--- YOUR INSTRUCTIONS ---
Check each line of the material below, and copy it if it holds the string "that".
— Start MATERIAL FOR THE TASK —
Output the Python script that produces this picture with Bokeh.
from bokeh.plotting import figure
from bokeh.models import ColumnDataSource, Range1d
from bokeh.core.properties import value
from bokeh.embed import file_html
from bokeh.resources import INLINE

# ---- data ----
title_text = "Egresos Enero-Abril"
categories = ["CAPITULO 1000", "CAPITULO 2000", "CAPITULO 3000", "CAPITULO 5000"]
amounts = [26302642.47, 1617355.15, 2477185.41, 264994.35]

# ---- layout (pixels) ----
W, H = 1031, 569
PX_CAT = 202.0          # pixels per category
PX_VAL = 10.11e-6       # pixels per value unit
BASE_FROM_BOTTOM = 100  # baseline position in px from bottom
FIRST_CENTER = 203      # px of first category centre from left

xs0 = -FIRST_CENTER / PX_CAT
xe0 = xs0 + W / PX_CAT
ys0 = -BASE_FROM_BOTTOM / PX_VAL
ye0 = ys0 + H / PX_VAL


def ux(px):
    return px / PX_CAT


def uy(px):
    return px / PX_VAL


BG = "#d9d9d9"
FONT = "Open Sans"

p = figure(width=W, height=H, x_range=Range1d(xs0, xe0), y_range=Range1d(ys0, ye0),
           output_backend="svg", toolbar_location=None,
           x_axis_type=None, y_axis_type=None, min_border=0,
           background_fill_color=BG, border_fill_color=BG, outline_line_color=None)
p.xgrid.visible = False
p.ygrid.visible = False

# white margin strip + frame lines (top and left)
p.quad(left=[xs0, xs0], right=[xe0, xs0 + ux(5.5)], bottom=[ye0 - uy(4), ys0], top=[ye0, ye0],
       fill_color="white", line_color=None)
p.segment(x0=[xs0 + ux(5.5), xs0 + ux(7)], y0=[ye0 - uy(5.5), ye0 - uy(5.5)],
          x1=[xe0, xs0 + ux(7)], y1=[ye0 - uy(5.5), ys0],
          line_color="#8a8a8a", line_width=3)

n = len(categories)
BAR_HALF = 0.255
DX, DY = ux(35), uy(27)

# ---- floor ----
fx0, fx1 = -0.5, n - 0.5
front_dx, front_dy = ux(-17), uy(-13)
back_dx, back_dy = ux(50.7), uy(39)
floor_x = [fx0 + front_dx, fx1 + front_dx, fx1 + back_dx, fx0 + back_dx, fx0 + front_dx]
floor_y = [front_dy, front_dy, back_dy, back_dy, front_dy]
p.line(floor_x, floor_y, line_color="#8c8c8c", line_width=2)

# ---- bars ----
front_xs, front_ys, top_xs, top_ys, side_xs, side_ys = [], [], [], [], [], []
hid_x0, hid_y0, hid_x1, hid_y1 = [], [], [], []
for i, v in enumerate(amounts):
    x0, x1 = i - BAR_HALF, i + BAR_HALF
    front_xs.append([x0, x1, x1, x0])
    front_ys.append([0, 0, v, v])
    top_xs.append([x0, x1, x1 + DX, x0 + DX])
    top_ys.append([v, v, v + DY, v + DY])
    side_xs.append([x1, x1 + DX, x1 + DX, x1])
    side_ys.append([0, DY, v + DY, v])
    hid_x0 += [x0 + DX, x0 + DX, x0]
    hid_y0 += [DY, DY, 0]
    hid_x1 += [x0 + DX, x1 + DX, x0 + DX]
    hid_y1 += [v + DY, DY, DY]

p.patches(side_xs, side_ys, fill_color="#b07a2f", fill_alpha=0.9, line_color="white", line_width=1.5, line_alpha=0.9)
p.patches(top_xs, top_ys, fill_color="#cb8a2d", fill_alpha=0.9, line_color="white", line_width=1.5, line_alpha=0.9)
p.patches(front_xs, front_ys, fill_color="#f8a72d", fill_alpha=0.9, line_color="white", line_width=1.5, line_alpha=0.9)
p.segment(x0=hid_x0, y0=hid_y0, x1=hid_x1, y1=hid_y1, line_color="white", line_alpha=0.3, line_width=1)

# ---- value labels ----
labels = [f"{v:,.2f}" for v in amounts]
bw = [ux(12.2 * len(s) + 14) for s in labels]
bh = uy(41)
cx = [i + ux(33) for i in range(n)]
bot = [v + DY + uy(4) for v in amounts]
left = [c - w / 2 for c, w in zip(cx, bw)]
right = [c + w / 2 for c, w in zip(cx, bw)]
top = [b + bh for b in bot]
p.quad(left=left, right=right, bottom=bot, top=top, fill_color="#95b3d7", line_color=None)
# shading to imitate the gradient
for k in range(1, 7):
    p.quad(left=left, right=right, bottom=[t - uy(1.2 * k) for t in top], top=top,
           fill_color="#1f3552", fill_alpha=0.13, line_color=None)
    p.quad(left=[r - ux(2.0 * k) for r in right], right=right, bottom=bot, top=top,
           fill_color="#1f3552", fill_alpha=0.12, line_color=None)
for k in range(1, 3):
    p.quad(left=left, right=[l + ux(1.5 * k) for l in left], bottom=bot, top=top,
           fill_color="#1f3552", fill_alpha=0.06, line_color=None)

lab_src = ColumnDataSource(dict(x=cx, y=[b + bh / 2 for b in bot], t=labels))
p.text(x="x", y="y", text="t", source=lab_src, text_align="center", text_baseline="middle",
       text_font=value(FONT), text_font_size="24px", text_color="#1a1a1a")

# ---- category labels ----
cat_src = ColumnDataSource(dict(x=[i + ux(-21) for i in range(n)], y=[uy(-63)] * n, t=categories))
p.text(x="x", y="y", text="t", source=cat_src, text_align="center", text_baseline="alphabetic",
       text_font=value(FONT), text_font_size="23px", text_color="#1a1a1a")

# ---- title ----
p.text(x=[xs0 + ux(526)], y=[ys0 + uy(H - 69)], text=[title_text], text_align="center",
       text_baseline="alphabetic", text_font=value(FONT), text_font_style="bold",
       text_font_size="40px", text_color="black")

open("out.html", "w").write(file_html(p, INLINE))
— End MATERIAL FOR THE TASK —
— Start MATERIAL FOR THE TASK —
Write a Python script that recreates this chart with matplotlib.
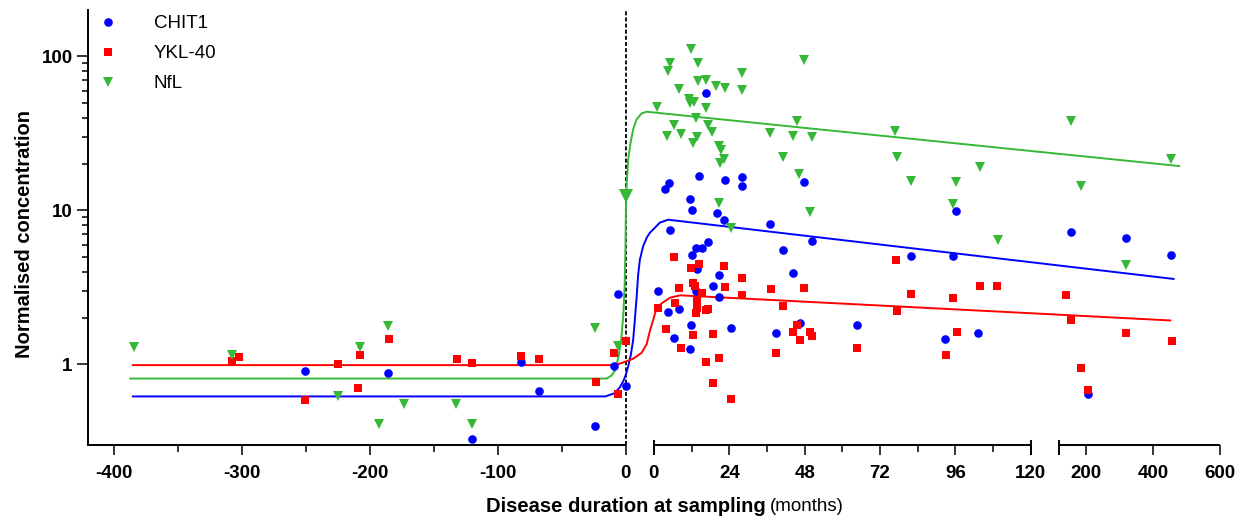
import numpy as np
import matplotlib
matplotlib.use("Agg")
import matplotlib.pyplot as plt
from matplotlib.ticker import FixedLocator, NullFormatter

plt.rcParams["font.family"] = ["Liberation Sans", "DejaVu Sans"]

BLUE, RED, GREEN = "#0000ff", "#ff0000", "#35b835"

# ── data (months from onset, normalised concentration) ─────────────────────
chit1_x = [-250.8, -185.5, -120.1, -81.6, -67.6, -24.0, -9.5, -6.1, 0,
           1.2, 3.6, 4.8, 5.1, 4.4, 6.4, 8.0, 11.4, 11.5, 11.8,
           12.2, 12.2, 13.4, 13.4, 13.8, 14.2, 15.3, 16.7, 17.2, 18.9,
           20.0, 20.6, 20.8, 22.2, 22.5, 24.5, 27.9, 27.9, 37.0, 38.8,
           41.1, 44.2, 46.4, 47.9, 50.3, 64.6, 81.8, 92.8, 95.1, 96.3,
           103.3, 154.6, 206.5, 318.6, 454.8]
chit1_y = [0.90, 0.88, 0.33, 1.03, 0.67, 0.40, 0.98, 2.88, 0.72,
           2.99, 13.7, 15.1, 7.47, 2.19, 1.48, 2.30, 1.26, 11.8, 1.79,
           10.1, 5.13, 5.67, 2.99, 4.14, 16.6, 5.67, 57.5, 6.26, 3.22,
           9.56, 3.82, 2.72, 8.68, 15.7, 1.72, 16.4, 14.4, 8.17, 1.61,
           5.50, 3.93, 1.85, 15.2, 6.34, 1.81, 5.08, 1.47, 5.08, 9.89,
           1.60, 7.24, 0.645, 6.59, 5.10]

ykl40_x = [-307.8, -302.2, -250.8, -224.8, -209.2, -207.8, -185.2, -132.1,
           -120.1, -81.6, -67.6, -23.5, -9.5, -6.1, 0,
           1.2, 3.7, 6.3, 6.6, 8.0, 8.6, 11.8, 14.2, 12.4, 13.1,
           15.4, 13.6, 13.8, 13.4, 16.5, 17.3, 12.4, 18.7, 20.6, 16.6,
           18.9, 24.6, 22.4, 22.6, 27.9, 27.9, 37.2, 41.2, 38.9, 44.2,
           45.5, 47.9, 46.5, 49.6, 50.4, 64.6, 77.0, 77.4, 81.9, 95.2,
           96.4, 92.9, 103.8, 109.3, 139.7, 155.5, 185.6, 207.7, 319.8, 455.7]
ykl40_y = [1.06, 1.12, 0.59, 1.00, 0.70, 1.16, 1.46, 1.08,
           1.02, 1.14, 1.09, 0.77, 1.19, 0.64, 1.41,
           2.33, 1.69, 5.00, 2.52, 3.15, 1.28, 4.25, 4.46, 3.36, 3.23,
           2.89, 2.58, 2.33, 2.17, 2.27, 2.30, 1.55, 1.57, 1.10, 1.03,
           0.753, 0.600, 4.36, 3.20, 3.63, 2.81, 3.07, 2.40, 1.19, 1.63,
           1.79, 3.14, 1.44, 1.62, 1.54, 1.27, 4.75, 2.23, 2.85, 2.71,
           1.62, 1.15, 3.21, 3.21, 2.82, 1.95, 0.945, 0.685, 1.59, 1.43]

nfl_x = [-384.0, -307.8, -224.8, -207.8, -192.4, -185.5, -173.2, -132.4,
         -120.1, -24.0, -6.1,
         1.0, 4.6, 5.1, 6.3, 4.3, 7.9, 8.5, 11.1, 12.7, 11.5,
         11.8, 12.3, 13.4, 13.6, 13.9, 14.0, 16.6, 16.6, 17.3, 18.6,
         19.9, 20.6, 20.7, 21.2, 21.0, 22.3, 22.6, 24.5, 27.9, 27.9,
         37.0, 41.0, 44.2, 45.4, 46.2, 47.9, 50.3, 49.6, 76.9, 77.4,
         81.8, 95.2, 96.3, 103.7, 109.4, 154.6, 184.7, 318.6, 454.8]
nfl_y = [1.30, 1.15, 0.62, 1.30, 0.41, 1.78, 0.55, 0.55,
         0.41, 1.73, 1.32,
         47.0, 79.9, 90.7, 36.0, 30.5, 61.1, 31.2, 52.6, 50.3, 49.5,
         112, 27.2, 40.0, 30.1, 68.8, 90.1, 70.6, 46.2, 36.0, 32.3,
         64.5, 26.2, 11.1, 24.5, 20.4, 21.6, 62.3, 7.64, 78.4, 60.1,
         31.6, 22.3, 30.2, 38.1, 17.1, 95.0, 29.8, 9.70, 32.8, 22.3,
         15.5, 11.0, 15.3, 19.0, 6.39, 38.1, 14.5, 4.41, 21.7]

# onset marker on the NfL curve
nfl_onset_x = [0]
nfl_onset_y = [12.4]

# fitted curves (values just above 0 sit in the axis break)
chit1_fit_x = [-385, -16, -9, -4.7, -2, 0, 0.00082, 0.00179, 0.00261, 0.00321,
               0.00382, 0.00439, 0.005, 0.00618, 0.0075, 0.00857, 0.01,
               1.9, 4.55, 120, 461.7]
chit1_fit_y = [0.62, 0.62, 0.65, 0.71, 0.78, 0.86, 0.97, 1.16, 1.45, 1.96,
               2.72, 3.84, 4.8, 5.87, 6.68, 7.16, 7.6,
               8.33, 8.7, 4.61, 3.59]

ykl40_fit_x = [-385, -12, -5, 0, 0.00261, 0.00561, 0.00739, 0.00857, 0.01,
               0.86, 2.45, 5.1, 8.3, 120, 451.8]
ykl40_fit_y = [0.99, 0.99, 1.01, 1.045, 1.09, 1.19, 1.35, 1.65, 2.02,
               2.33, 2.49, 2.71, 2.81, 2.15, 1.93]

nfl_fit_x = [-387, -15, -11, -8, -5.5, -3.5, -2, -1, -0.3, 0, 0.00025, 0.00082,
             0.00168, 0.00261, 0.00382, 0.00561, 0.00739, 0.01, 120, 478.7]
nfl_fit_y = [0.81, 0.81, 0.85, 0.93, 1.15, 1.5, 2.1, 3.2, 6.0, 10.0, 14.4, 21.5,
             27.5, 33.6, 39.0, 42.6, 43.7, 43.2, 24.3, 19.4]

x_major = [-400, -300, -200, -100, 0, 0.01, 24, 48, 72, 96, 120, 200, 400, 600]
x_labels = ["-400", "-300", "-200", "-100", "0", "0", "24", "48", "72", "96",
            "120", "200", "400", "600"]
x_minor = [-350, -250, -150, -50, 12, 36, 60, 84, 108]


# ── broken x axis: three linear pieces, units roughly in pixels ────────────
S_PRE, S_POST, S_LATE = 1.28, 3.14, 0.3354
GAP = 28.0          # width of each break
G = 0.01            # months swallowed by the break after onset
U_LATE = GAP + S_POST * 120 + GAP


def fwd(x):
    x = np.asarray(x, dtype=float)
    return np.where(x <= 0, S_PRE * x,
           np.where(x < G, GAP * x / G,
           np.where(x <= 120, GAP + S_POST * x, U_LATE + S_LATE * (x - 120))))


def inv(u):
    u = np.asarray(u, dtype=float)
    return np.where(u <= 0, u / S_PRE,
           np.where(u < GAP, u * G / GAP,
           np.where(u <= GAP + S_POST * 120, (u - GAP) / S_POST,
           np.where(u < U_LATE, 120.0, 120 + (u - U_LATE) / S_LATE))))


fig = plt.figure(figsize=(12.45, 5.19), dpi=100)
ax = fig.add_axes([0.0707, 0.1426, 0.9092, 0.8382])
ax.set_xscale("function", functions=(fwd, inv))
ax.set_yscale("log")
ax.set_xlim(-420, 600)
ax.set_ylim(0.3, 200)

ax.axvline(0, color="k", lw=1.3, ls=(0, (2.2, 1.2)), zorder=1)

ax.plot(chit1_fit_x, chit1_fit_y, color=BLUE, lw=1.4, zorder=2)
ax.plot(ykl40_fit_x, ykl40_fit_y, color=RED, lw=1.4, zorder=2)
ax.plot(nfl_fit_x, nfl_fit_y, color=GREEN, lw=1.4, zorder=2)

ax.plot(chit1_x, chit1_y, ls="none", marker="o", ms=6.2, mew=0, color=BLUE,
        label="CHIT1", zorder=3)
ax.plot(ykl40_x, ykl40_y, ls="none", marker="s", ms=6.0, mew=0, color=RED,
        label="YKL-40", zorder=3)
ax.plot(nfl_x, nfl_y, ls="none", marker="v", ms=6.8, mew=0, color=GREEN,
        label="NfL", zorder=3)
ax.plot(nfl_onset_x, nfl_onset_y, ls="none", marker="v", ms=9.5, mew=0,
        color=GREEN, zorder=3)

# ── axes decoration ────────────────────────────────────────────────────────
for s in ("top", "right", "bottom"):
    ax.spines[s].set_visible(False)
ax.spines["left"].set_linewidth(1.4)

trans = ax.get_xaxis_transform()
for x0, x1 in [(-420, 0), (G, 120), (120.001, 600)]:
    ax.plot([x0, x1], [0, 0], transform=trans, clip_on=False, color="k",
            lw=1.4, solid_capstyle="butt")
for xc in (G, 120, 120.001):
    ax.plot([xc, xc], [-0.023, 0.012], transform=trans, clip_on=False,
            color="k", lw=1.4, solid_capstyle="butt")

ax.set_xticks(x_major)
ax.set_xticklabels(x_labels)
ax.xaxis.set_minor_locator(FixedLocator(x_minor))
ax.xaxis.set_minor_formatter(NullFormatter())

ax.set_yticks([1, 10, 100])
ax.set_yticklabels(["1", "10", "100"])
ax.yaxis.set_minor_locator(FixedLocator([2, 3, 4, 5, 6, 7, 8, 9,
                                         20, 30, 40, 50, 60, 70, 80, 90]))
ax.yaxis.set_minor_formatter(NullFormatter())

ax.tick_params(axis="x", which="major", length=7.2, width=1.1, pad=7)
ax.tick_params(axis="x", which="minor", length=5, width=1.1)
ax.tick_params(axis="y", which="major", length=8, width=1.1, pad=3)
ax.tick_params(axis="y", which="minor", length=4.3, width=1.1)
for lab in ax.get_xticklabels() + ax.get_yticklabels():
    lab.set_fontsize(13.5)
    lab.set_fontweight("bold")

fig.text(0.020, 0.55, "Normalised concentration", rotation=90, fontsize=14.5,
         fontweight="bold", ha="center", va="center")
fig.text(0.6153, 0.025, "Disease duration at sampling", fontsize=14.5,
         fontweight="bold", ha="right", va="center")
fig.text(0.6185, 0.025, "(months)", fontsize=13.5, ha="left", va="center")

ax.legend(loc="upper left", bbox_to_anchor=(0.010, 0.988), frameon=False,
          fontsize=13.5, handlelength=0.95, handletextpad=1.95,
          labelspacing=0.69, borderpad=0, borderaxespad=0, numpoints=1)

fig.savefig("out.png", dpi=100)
— End MATERIAL FOR THE TASK —
--- CORRECT OUTPUT ---
Output the Python script that produces this picture with Bokeh.
Write a Python script that recreates this chart with matplotlib.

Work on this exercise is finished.